▶ [Source records]:
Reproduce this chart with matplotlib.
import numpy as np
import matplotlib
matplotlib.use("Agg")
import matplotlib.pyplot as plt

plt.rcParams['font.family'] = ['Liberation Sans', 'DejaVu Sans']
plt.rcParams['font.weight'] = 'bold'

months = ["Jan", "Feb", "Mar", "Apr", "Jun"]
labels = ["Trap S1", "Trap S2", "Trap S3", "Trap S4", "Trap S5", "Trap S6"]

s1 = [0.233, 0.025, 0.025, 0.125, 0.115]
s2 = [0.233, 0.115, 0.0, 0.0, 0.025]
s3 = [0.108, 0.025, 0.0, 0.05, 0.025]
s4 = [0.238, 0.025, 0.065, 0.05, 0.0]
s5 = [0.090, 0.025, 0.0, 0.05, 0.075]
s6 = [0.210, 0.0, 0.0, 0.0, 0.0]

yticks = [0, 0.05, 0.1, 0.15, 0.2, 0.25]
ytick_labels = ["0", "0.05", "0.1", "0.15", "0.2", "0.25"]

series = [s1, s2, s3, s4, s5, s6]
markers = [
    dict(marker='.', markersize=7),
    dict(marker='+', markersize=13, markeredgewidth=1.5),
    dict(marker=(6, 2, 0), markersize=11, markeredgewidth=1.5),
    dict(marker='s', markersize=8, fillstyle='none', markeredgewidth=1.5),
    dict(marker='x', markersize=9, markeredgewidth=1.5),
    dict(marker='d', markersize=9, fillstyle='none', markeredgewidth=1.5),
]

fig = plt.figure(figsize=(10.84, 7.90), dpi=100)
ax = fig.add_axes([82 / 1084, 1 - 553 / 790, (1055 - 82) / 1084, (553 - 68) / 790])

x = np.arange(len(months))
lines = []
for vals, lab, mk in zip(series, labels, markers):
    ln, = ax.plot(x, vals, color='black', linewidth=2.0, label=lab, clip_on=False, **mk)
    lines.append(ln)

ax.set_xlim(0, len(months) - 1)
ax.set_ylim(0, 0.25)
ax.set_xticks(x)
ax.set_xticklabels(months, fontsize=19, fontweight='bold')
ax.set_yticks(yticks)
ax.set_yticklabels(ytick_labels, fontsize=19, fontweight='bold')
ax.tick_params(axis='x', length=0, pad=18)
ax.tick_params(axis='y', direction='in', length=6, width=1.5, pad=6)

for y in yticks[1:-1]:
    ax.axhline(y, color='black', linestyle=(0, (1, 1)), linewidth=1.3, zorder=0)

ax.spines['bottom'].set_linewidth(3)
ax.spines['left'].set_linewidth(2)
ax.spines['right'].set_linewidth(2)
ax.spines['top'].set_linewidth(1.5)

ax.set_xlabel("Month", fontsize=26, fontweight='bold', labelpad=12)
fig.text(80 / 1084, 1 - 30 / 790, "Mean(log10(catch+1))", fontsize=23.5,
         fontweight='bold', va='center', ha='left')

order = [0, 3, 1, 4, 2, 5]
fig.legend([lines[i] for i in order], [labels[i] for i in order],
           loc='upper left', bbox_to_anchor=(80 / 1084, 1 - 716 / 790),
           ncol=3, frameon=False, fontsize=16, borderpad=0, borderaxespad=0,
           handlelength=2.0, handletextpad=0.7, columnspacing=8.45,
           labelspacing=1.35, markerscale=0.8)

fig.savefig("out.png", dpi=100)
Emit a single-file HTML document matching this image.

▶ [What the task asks]: Find the lines holding "this" and list every one.

▶ [The answer]:
Reproduce this chart with matplotlib.
Emit a single-file HTML document matching this image.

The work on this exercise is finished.